_Set exercise_
Leave the pictures out. Return all other data exactly.

_Information supplied_
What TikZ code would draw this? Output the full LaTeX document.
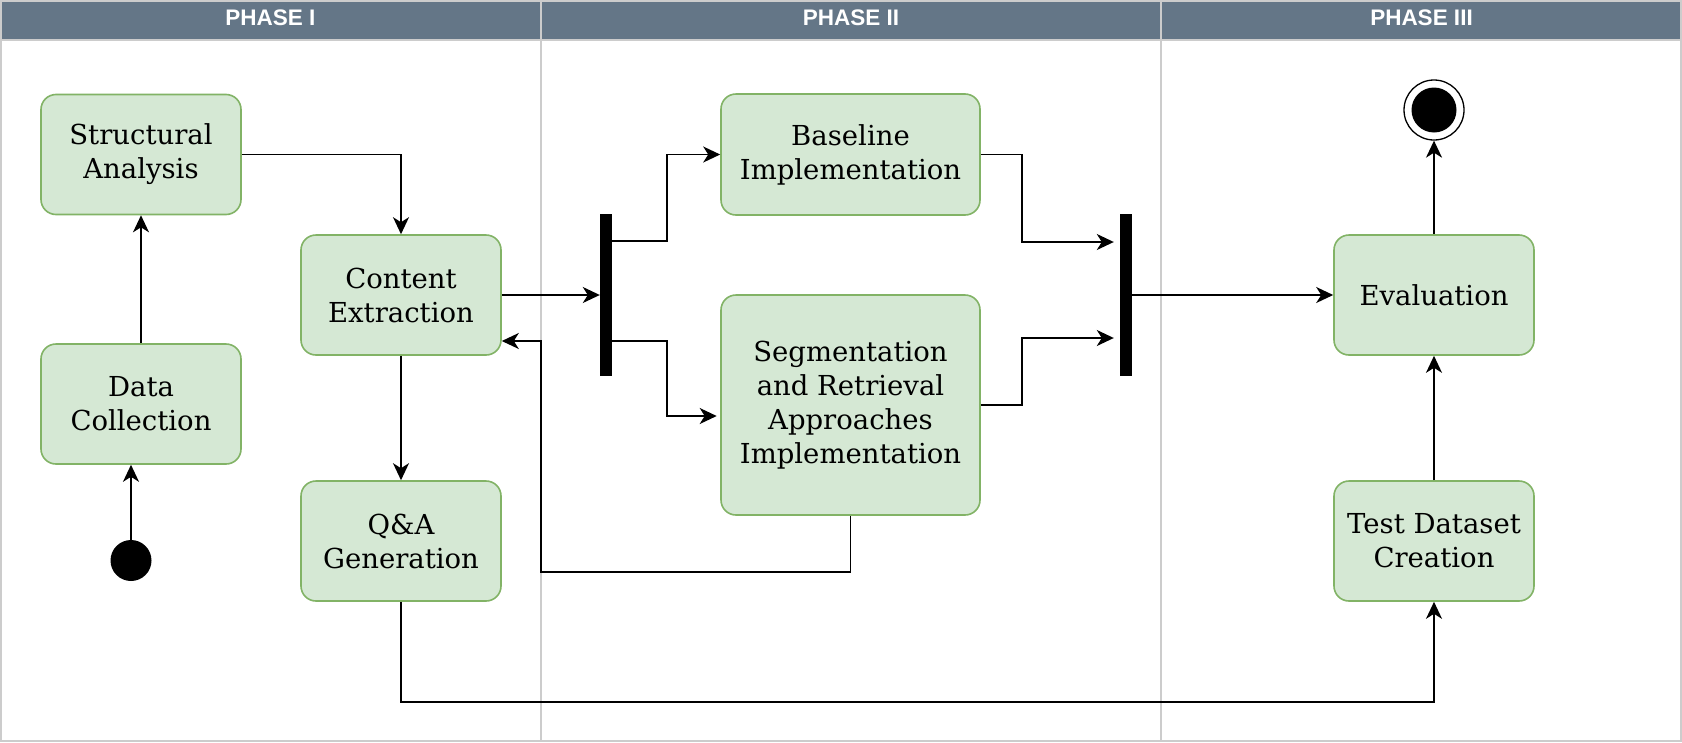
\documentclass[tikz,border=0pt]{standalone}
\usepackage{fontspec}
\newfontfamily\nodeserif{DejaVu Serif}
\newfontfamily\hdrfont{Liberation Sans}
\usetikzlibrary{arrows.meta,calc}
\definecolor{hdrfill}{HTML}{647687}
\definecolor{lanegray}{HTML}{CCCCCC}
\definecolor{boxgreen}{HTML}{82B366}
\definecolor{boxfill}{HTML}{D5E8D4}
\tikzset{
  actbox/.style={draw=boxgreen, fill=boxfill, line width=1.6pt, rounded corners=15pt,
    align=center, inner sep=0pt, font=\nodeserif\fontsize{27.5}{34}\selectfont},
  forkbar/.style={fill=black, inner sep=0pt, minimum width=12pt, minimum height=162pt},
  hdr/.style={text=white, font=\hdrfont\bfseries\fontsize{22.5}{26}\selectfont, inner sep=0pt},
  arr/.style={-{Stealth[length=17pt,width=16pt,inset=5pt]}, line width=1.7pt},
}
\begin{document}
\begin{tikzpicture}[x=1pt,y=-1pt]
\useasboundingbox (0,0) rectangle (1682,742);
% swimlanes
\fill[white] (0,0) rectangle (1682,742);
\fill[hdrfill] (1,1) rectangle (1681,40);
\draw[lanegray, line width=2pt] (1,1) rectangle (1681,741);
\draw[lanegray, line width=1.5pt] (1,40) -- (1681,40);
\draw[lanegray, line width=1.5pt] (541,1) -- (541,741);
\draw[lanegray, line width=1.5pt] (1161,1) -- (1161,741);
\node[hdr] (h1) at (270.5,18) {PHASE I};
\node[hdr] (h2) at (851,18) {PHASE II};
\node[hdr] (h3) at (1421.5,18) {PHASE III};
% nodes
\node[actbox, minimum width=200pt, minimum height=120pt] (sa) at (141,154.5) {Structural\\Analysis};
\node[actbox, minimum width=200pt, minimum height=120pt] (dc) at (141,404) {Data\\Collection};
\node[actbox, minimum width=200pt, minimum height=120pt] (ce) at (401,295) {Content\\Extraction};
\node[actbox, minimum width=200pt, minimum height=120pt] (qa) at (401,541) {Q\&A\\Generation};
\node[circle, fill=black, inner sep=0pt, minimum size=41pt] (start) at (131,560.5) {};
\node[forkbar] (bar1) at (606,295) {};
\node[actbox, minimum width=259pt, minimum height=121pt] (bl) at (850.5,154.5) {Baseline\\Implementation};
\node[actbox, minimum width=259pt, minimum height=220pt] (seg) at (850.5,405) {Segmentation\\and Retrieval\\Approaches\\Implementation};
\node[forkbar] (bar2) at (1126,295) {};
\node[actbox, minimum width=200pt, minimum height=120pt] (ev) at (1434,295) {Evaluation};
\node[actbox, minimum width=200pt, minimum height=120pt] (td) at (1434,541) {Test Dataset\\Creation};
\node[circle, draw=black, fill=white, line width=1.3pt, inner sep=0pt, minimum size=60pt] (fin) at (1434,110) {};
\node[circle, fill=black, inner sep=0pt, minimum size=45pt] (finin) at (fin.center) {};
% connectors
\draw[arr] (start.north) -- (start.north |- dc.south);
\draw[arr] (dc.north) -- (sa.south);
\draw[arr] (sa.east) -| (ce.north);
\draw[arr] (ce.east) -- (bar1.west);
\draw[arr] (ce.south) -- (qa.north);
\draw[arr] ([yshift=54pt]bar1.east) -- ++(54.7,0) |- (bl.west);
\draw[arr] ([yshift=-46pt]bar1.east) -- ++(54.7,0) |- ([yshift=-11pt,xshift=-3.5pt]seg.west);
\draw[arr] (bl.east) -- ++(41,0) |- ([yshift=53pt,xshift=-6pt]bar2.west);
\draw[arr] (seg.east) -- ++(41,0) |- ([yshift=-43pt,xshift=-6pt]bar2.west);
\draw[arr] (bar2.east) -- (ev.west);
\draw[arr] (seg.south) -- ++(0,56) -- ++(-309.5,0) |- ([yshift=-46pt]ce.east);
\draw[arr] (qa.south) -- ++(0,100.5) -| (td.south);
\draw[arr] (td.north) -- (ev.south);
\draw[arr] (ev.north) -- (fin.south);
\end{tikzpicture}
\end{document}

_Correct response_
What TikZ code would draw this? Output the full LaTeX document.
\documentclass[tikz,border=0pt]{standalone}
\usepackage{fontspec}
\newfontfamily\nodeserif{DejaVu Serif}
\newfontfamily\hdrfont{Liberation Sans}
\usetikzlibrary{arrows.meta,calc}
\definecolor{hdrfill}{HTML}{647687}
\definecolor{lanegray}{HTML}{CCCCCC}
\definecolor{boxgreen}{HTML}{82B366}
\definecolor{boxfill}{HTML}{D5E8D4}
\tikzset{
  actbox/.style={draw=boxgreen, fill=boxfill, line width=1.6pt, rounded corners=15pt,
    align=center, inner sep=0pt, font=\nodeserif\fontsize{27.5}{34}\selectfont},
  forkbar/.style={fill=black, inner sep=0pt, minimum width=12pt, minimum height=162pt},
  hdr/.style={text=white, font=\hdrfont\bfseries\fontsize{22.5}{26}\selectfont, inner sep=0pt},
  arr/.style={-{Stealth[length=17pt,width=16pt,inset=5pt]}, line width=1.7pt},
}
\begin{document}
\begin{tikzpicture}[x=1pt,y=-1pt]
\useasboundingbox (0,0) rectangle (1682,742);
% swimlanes
\fill[white] (0,0) rectangle (1682,742);
\fill[hdrfill] (1,1) rectangle (1681,40);
\draw[lanegray, line width=2pt] (1,1) rectangle (1681,741);
\draw[lanegray, line width=1.5pt] (1,40) -- (1681,40);
\draw[lanegray, line width=1.5pt] (541,1) -- (541,741);
\draw[lanegray, line width=1.5pt] (1161,1) -- (1161,741);
\node[hdr] (h1) at (270.5,18) {PHASE I};
\node[hdr] (h2) at (851,18) {PHASE II};
\node[hdr] (h3) at (1421.5,18) {PHASE III};
% nodes
\node[actbox, minimum width=200pt, minimum height=120pt] (sa) at (141,154.5) {Structural\\Analysis};
\node[actbox, minimum width=200pt, minimum height=120pt] (dc) at (141,404) {Data\\Collection};
\node[actbox, minimum width=200pt, minimum height=120pt] (ce) at (401,295) {Content\\Extraction};
\node[actbox, minimum width=200pt, minimum height=120pt] (qa) at (401,541) {Q\&A\\Generation};
\node[circle, fill=black, inner sep=0pt, minimum size=41pt] (start) at (131,560.5) {};
\node[forkbar] (bar1) at (606,295) {};
\node[actbox, minimum width=259pt, minimum height=121pt] (bl) at (850.5,154.5) {Baseline\\Implementation};
\node[actbox, minimum width=259pt, minimum height=220pt] (seg) at (850.5,405) {Segmentation\\and Retrieval\\Approaches\\Implementation};
\node[forkbar] (bar2) at (1126,295) {};
\node[actbox, minimum width=200pt, minimum height=120pt] (ev) at (1434,295) {Evaluation};
\node[actbox, minimum width=200pt, minimum height=120pt] (td) at (1434,541) {Test Dataset\\Creation};
\node[circle, draw=black, fill=white, line width=1.3pt, inner sep=0pt, minimum size=60pt] (fin) at (1434,110) {};
\node[circle, fill=black, inner sep=0pt, minimum size=45pt] (finin) at (fin.center) {};
% connectors
\draw[arr] (start.north) -- (start.north |- dc.south);
\draw[arr] (dc.north) -- (sa.south);
\draw[arr] (sa.east) -| (ce.north);
\draw[arr] (ce.east) -- (bar1.west);
\draw[arr] (ce.south) -- (qa.north);
\draw[arr] ([yshift=54pt]bar1.east) -- ++(54.7,0) |- (bl.west);
\draw[arr] ([yshift=-46pt]bar1.east) -- ++(54.7,0) |- ([yshift=-11pt,xshift=-3.5pt]seg.west);
\draw[arr] (bl.east) -- ++(41,0) |- ([yshift=53pt,xshift=-6pt]bar2.west);
\draw[arr] (seg.east) -- ++(41,0) |- ([yshift=-43pt,xshift=-6pt]bar2.west);
\draw[arr] (bar2.east) -- (ev.west);
\draw[arr] (seg.south) -- ++(0,56) -- ++(-309.5,0) |- ([yshift=-46pt]ce.east);
\draw[arr] (qa.south) -- ++(0,100.5) -| (td.south);
\draw[arr] (td.north) -- (ev.south);
\draw[arr] (ev.north) -- (fin.south);
\end{tikzpicture}
\end{document}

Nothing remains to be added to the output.